--- Start Data shown ---

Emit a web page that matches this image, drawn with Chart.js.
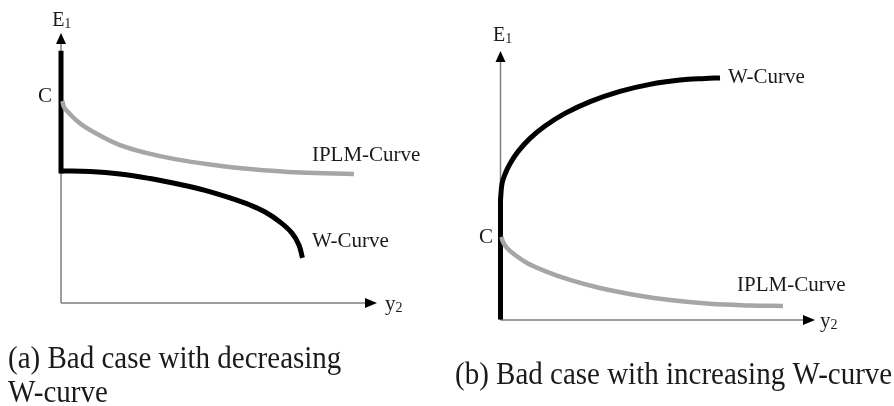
<!DOCTYPE html>
<html>
<head>
<meta charset="utf-8">
<script src="https://cdn.jsdelivr.net/npm/chart.js@4.4.0/dist/chart.umd.min.js"></script>
<style>
  html, body { margin: 0; padding: 0; background: #fff; }
  #wrap { position: relative; width: 894px; height: 406px; overflow: hidden; }
  canvas { position: absolute; top: 0; }
</style>
</head>
<body>
<div id="wrap">
  <canvas id="chartA" width="447" height="406" style="left:0"></canvas>
  <canvas id="chartB" width="447" height="406" style="left:447px"></canvas>
</div>
<script>
// panel (a): decreasing W-curve
const aStemY = [92.5, 48.9];
const aWx = [0, 9.18, 18.67, 28.2, 37.7, 45.6, 53.5, 59.8, 64.6, 69.3, 73.1, 75.3, 76.4];
const aWy = [48.9, 48.7, 47.8, 46.1, 43.9, 41.7, 38.9, 36.3, 33.7, 30.0, 25.9, 21.5, 16.7];
const aIx = [0.47, 0.95, 2.22, 4.43, 7.59, 12.34, 18.67, 26.6, 36.1, 47.2, 59.8, 75.6, 92.7];
const aIy = [74.8, 72.6, 70.7, 68.1, 65.2, 62.0, 58.5, 55.7, 53.3, 51.3, 49.6, 48.3, 47.8];

// panel (b): increasing W-curve
const bStemY = [1.1, 44.6];
const bWx = [0, 0.48, 1.43, 3.02, 5.56, 9.38, 14.15, 20.5, 28.5, 38.0, 47.5, 57.1, 65.1, 69.8];
const bWy = [44.6, 50.7, 54.2, 58.1, 62.6, 67.5, 72.1, 76.8, 81.2, 85.0, 87.6, 89.2, 89.8, 90.0];
const bIx = [0.32, 0.8, 2.07, 4.61, 8.43, 14.15, 22.1, 31.6, 42.8, 53.9, 66.6, 79.3, 89.8];
const bIy = [30.9, 29.0, 26.8, 24.2, 21.2, 18.2, 14.9, 11.9, 9.3, 7.4, 6.0, 5.4, 5.2];

const captionA = ["(a) Bad case with decreasing", "W-curve"];
const captionB = ["(b) Bad case with increasing W-curve"];

const serif = '"Liberation Serif", "Times New Roman", serif';
const ink = '#1a1a1a';

function pts(xs, ys) {
  return xs.map((x, i) => ({ x: x, y: ys[i] }));
}

const sketch = {
  id: 'sketch',
  beforeDatasetsDraw(chart) {
    const ctx = chart.ctx;
    const sx = chart.scales.x, sy = chart.scales.y;
    const ox = sx.getPixelForValue(0), oy = sy.getPixelForValue(0);
    const tx = sx.getPixelForValue(100), ty = sy.getPixelForValue(100);
    ctx.save();
    ctx.strokeStyle = '#7f7f7f';
    ctx.lineWidth = 1.5;
    ctx.beginPath();
    ctx.moveTo(ox, oy); ctx.lineTo(tx - 8, oy);
    ctx.moveTo(ox, oy); ctx.lineTo(ox, ty + 8);
    ctx.stroke();
    ctx.fillStyle = '#000';
    ctx.beginPath();
    ctx.moveTo(tx, oy); ctx.lineTo(tx - 12, oy - 5); ctx.lineTo(tx - 12, oy + 5);
    ctx.closePath(); ctx.fill();
    ctx.beginPath();
    ctx.moveTo(ox, ty); ctx.lineTo(ox - 5, ty + 11); ctx.lineTo(ox + 5, ty + 11);
    ctx.closePath(); ctx.fill();
    ctx.restore();
  },
  afterDraw(chart, args, opts) {
    const ctx = chart.ctx;
    const sx = chart.scales.x, sy = chart.scales.y;
    ctx.save();
    ctx.fillStyle = ink;
    ctx.textBaseline = 'alphabetic';
    ctx.textAlign = 'left';
    (opts.marks || []).forEach(m => {
      const px = sx.getPixelForValue(m.x), py = sy.getPixelForValue(m.y);
      ctx.font = m.size + 'px ' + serif;
      ctx.fillText(m.text, px, py);
      if (m.sub) {
        const w = ctx.measureText(m.text).width;
        ctx.font = Math.round(m.size * 0.68) + 'px ' + serif;
        ctx.fillText(m.sub, px + w, py + 2);
      }
    });
    const cap = opts.caption;
    if (cap) {
      ctx.font = cap.size + 'px ' + serif;
      cap.lines.forEach((t, i) => {
        ctx.save();
        ctx.translate(cap.left, cap.top + i * cap.gap);
        ctx.scale(1, 1.1);
        ctx.fillText(t, 0, 0);
        ctx.restore();
      });
    }
    ctx.restore();
  }
};

function line(data, color, width, smooth) {
  return {
    data: data,
    borderColor: color,
    borderWidth: width,
    pointRadius: 0,
    showLine: true,
    fill: false,
    clip: false,
    capBezierPoints: false,
    borderCapStyle: smooth ? 'butt' : 'square',
    borderJoinStyle: 'round',
    tension: smooth ? 0.4 : 0
  };
}

function panel(id, pad, datasets, marks, caption) {
  return new Chart(document.getElementById(id), {
    type: 'scatter',
    data: { datasets: datasets },
    options: {
      responsive: false,
      animation: false,
      devicePixelRatio: 1,
      layout: { padding: pad },
      scales: {
        x: { type: 'linear', min: 0, max: 100, display: false },
        y: { type: 'linear', min: 0, max: 100, display: false }
      },
      plugins: {
        legend: { display: false },
        tooltip: { enabled: false },
        sketch: { marks: marks, caption: caption }
      }
    },
    plugins: [sketch]
  });
}

panel('chartA', { left: 61, right: 70, top: 33, bottom: 103 }, [
  line(pts(aIx, aIy), '#a6a6a6', 4.5, true),
  line(pts([0, 0], aStemY), '#000', 5, false),
  line(pts(aWx, aWy), '#000', 5, true)
], [
  { text: 'E', sub: '1', x: -2.8, y: 102.6, size: 20 },
  { text: 'C', x: -7.3, y: 74.4, size: 21 },
  { text: 'IPLM-Curve', x: 79.4, y: 52.6, size: 21 },
  { text: 'W-Curve', x: 79.4, y: 20.7, size: 21 },
  { text: 'y', sub: '2', x: 102.5, y: -2.6, size: 21 }
], { lines: captionA, left: 8, top: 368, gap: 34, size: 29 });

panel('chartB', { left: 53.5, right: 79, top: 51, bottom: 86 }, [
  line(pts(bIx, bIy), '#a6a6a6', 4.5, true),
  line(pts([0, 0], bStemY), '#000', 5, false),
  line(pts(bWx, bWy), '#000', 5, true)
], [
  { text: 'E', sub: '1', x: -2.4, y: 103.7, size: 20 },
  { text: 'C', x: -6.8, y: 28.6, size: 21 },
  { text: 'W-Curve', x: 72.3, y: 88.1, size: 21 },
  { text: 'IPLM-Curve', x: 75.2, y: 10.9, size: 21 },
  { text: 'y', sub: '2', x: 101.6, y: -2.6, size: 21 }
], { lines: captionB, left: 8, top: 384, gap: 0, size: 29 });
</script>
</body>
</html>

--- End Data shown ---

What is needed
Give again, exactly, the lines from the start of the data through the one holding "6.0, 5.4, 5.2];"; omit the pictures.

The response
Emit a web page that matches this image, drawn with Chart.js.
<!DOCTYPE html>
<html>
<head>
<meta charset="utf-8">
<script src="https://cdn.jsdelivr.net/npm/chart.js@4.4.0/dist/chart.umd.min.js"></script>
<style>
  html, body { margin: 0; padding: 0; background: #fff; }
  #wrap { position: relative; width: 894px; height: 406px; overflow: hidden; }
  canvas { position: absolute; top: 0; }
</style>
</head>
<body>
<div id="wrap">
  <canvas id="chartA" width="447" height="406" style="left:0"></canvas>
  <canvas id="chartB" width="447" height="406" style="left:447px"></canvas>
</div>
<script>
// panel (a): decreasing W-curve
const aStemY = [92.5, 48.9];
const aWx = [0, 9.18, 18.67, 28.2, 37.7, 45.6, 53.5, 59.8, 64.6, 69.3, 73.1, 75.3, 76.4];
const aWy = [48.9, 48.7, 47.8, 46.1, 43.9, 41.7, 38.9, 36.3, 33.7, 30.0, 25.9, 21.5, 16.7];
const aIx = [0.47, 0.95, 2.22, 4.43, 7.59, 12.34, 18.67, 26.6, 36.1, 47.2, 59.8, 75.6, 92.7];
const aIy = [74.8, 72.6, 70.7, 68.1, 65.2, 62.0, 58.5, 55.7, 53.3, 51.3, 49.6, 48.3, 47.8];

// panel (b): increasing W-curve
const bStemY = [1.1, 44.6];
const bWx = [0, 0.48, 1.43, 3.02, 5.56, 9.38, 14.15, 20.5, 28.5, 38.0, 47.5, 57.1, 65.1, 69.8];
const bWy = [44.6, 50.7, 54.2, 58.1, 62.6, 67.5, 72.1, 76.8, 81.2, 85.0, 87.6, 89.2, 89.8, 90.0];
const bIx = [0.32, 0.8, 2.07, 4.61, 8.43, 14.15, 22.1, 31.6, 42.8, 53.9, 66.6, 79.3, 89.8];
const bIy = [30.9, 29.0, 26.8, 24.2, 21.2, 18.2, 14.9, 11.9, 9.3, 7.4, 6.0, 5.4, 5.2];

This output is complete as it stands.